At 74, with his Kennedyesque mop of white hair and a Brooklyn accent, Mr. Donohue comes off as part street fighter, part showman and part head of state. He zips around town in a chauffeured Lincoln and flies around the globe in leased private jets. His salary, $4.9 million in 2011, makes him the second-highest-paid trade association chief in Washington, after the head of the Edison Electric Institute, according to CEO Update, a trade magazine.
“He’s got a little theater in him,” Billy Tauzin, the former Louisiana congressman and a onetime amateur actor, says of Mr. Donohue.
“He’s like the Energizer Bunny,” said John W. Bachmann, senior partner at Edward Jones and the past chairman and current treasurer of the chamber’s board, calling Mr. Donohue’s salary a “bargain.”
Yet, while increasing the group’s influence, Mr. Donohue has also plunged the business lobby into partisan politics. That move has infuriated many Democrats, made some local chambers uneasy and produced an embarrassing flop in the last Congressional elections. The chamber spent millions in an unsuccessful bid to wrest the Senate from Democrats; of 12 chamber-backed Republicans, nine lost.
“They got their clock cleaned,” said Mr. Tauzin, an outside adviser to Mr. Donohue. “It was a bold idea. Bold ideas either succeed boldly or fail dismally. In this case, I think Tom would tell you it was a dismal result.”

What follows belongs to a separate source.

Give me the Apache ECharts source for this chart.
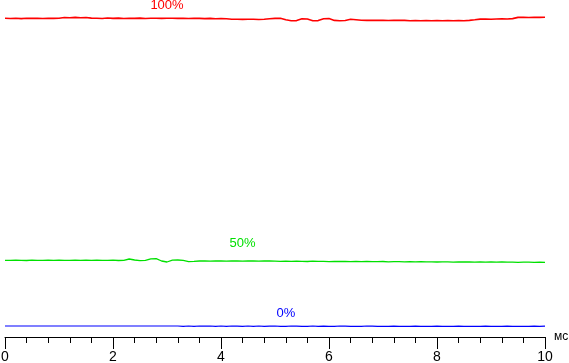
<!DOCTYPE html>
<html>
<head>
<meta charset="utf-8">
<script src="https://cdn.jsdelivr.net/npm/echarts@6/dist/echarts.min.js"></script>
<style>
html,body{margin:0;padding:0;background:#fff;}
#chart{width:569px;height:363px;}
</style>
</head>
<body>
<div id="chart"></div>
<script>
// time axis in ms, one sample every 0.1 ms
var timeMs = [];
for (var k = 0; k <= 100; k++) { timeMs.push(+(k / 10).toFixed(1)); }

var xTicks = ['0', '2', '4', '6', '8', '10'];
var seriesNames = ['100%', '50%', '0%'];
var seriesColors = ['#ff0000', '#00e000', '#0000ff'];
var labelTimes = [3.0, 4.4, 5.2];

// brightness levels (arbitrary units)
var red = [
  318.7, 318.5, 318.7, 318.4, 318.7, 318.6, 318.7, 318.5, 318.7, 318.6,
  318.8, 319.5, 319.3, 319.6, 319.2, 319.5, 318.9, 318.7, 318.5, 319.0,
  318.6, 318.9, 318.5, 318.8, 318.6, 318.9, 318.5, 318.7, 318.7, 318.6,
  318.7, 318.8, 318.6, 318.7, 318.5, 318.7, 318.6, 318.4, 318.6, 318.3,
  318.5, 318.2, 317.7, 317.8, 317.6, 317.8, 317.7, 317.5, 317.8, 318.2,
  318.6, 318.7, 317.2, 316.3, 316.4, 318.3, 318.0, 316.3, 316.4, 318.2,
  318.4, 316.6, 316.3, 316.5, 317.7, 317.2, 316.7, 316.6, 316.8, 316.6,
  316.7, 316.5, 316.7, 316.6, 316.6, 316.3, 316.4, 316.3, 316.5, 316.3,
  316.4, 316.3, 316.5, 316.3, 316.4, 316.3, 316.6, 317.2, 317.9, 318.0,
  317.8, 318.0, 318.1, 318.0, 318.4, 319.6, 319.7, 319.5, 319.8, 319.6,
  319.7
];
var green = [
  76.7, 76.6, 76.8, 76.7, 76.5, 76.8, 76.7, 76.6, 76.9, 76.7,
  76.8, 76.6, 76.7, 76.9, 76.6, 76.8, 76.7, 76.9, 76.6, 76.7,
  76.8, 76.5, 76.7, 78.0, 77.0, 76.3, 76.6, 78.2, 78.3, 76.0,
  75.0, 76.8, 77.0, 76.6, 75.4, 75.6, 76.0, 76.2, 75.9, 76.1,
  76.0, 75.8, 76.1, 76.0, 75.9, 76.2, 76.0, 75.8, 76.0, 76.1,
  75.9, 75.7, 75.9, 75.6, 75.8, 75.7, 75.5, 75.8, 75.6, 75.7,
  75.4, 75.6, 75.5, 75.7, 75.4, 75.5, 75.3, 75.6, 75.4, 75.3,
  75.5, 75.2, 75.4, 75.3, 75.1, 75.3, 75.2, 75.4, 75.1, 75.2,
  75.0, 75.2, 75.1, 74.9, 75.1, 75.0, 75.2, 74.9, 75.0, 74.8,
  75.0, 74.9, 75.1, 74.8, 74.9, 74.7, 74.9, 74.8, 74.7, 74.8,
  74.7
];
var blue = [
  11.0, 11.0, 11.0, 11.0, 11.0, 11.0, 11.0, 11.0, 11.0, 11.0,
  11.0, 11.0, 11.0, 11.0, 11.0, 11.0, 11.0, 11.0, 11.0, 11.0,
  11.0, 11.0, 11.0, 11.0, 11.0, 11.0, 11.0, 11.0, 11.0, 11.0,
  11.0, 11.0, 11.0, 10.6, 11.0, 10.7, 11.0, 10.8, 11.0, 10.6,
  11.0, 10.7, 11.0, 10.8, 10.6, 11.0, 10.7, 11.0, 10.6, 10.8,
  11.0, 10.7, 10.6, 11.0, 10.8, 10.6, 10.7, 11.0, 10.6, 10.8,
  10.7, 10.6, 11.0, 10.8, 10.6, 10.7, 10.6, 11.0, 10.8, 10.6,
  10.7, 10.6, 10.8, 10.7, 10.6, 10.7, 10.8, 10.6, 10.7, 10.6,
  10.8, 10.6, 10.7, 10.6, 10.8, 10.7, 10.6, 10.7, 10.6, 10.8,
  10.6, 10.7, 10.6, 10.8, 10.7, 10.6, 10.7, 10.6, 10.8, 10.7,
  10.8
];

var levels = [red, green, blue];
var widths = [1.6, 1.3, 1.2];
var labelOffsets = [[0, -13], [0, -18], [0, -13]];

function pairs(vals) {
  return timeMs.map(function (t, i) { return [t, vals[i]]; });
}

var series = levels.map(function (vals, s) {
  var idx = Math.round(labelTimes[s] * 10);
  return {
    type: 'line',
    name: seriesNames[s],
    data: pairs(vals),
    symbol: 'none',
    lineStyle: { color: seriesColors[s], width: widths[s] },
    itemStyle: { color: seriesColors[s] },
    silent: true,
    markPoint: {
      symbol: 'circle',
      symbolSize: 0,
      silent: true,
      data: [{ coord: [timeMs[idx], vals[idx]] }],
      label: {
        show: true,
        position: 'inside',
        offset: labelOffsets[s],
        formatter: seriesNames[s],
        color: seriesColors[s],
        fontSize: 13,
        fontFamily: 'Arial, "Liberation Sans", sans-serif'
      }
    }
  };
});

var chart = echarts.init(document.getElementById('chart'), null, { renderer: 'canvas' });
chart.setOption({
  animation: false,
  backgroundColor: '#fff',
  grid: { left: 5, right: 24, top: 5, bottom: 26, containLabel: false, outerBoundsMode: 'none' },
  xAxis: {
    type: 'value',
    min: 0,
    max: 10,
    interval: 2,
    name: 'мс',
    nameLocation: 'end',
    nameGap: 9,
    nameTextStyle: {
      color: '#000', fontSize: 12, align: 'left', verticalAlign: 'middle',
      padding: [4, 0, 0, 0],
      fontFamily: 'Arial, "Liberation Sans", sans-serif'
    },
    axisLine: { show: true, onZero: false, lineStyle: { color: '#000', width: 1 } },
    axisTick: { show: true, length: 12, lineStyle: { color: '#000', width: 1 } },
    minorTick: { show: true, splitNumber: 5, length: 6, lineStyle: { color: '#000', width: 1 } },
    splitLine: { show: false },
    minorSplitLine: { show: false },
    axisLabel: {
      color: '#000', fontSize: 14, margin: 13,
      fontFamily: 'Arial, "Liberation Sans", sans-serif',
      formatter: function (v) { return xTicks[Math.round(v / 2)]; }
    }
  },
  yAxis: { type: 'value', min: 0, max: 332, show: false, splitLine: { show: false } },
  series: series
});
</script>
</body>
</html>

Not one to back down, Mr. Donohue has ordered his political team to “figure out what happened” and to try harder in 2014, said Scott Reed, his senior political adviser. But publicly, Mr. Donohue is changing the subject. He has always been a man of big ambitions, and his latest is to secure an immigration overhaul, long a priority for business. A deal he cut with Richard L. Trumka, president of the A.F.L.-C.I.O., on a new visa program for low-skilled workers helped produce a bill that passed the Senate Judiciary Committee in May.
Mr. Donohue rarely mentions President Obama by name, and in casual conversation allows that he had a better relationship with another Democrat, Bill Clinton. (“You get in a big fight with him one morning, and then two days later you’d be over there for a drink.”) He refers to Mr. Obama as “the president across the street” — a phrase that Mr. Reed says is “not a disrespectful thing,” but a reflection of Mr. Donohue’s position.
“That’s the institution speaking,” he said.
Immigration is one issue, at least, on which the chamber and the Obama administration might come together. Businesses of all stripes want the immigration system improved. High-tech companies like Facebook want access to skilled foreign workers. Large-scale farms want to hire Mexican and other migrants. Small businesses want a stronger electronic employment verification system, to shift the burden of making sure workers are legal to the government and away from employers.
It is now up to Mr. Donohue to deliver. And while he waves off talk of retirement — “If you see me in a box with flowers around it, I’m only thinking about retiring” — there is no question that an immigration bill could be a legacy item, a capstone to his long career.
WHILE big, wealthy companies help keep the chamber afloat — “We have to raise $5 million a week to run this place,” Mr. Donohue says — advocating for small business is perhaps more popular with the public. So one morning in April, Mr. Donohue could be found holding court at America’s Small Business Summit, the chamber’s annual gathering for small-business owners, who come to network and lobby their lawmakers on Capitol Hill.
Like all things Donohue-related, the meeting was a slick production, with hefty corporate support and Washington-insider speakers like Michael V. Hayden, former director of the Central Intelligence Agency, and Bob Woodward, the Washington Post journalist. In the exhibit hall, representatives of T-Mobile and FedEx handed out trinkets.
Mr. Donohue used his keynote address to exhort the audience to “defend and advance a free-enterprise system” whenever it “comes under attack” and to give politicians in Washington — the words “Republican” and “Democrat” never pass his lips — a piece of their minds.
“It’s about time,” he thundered, “that our leaders in Washington start making the tough decisions that we pay them to make!”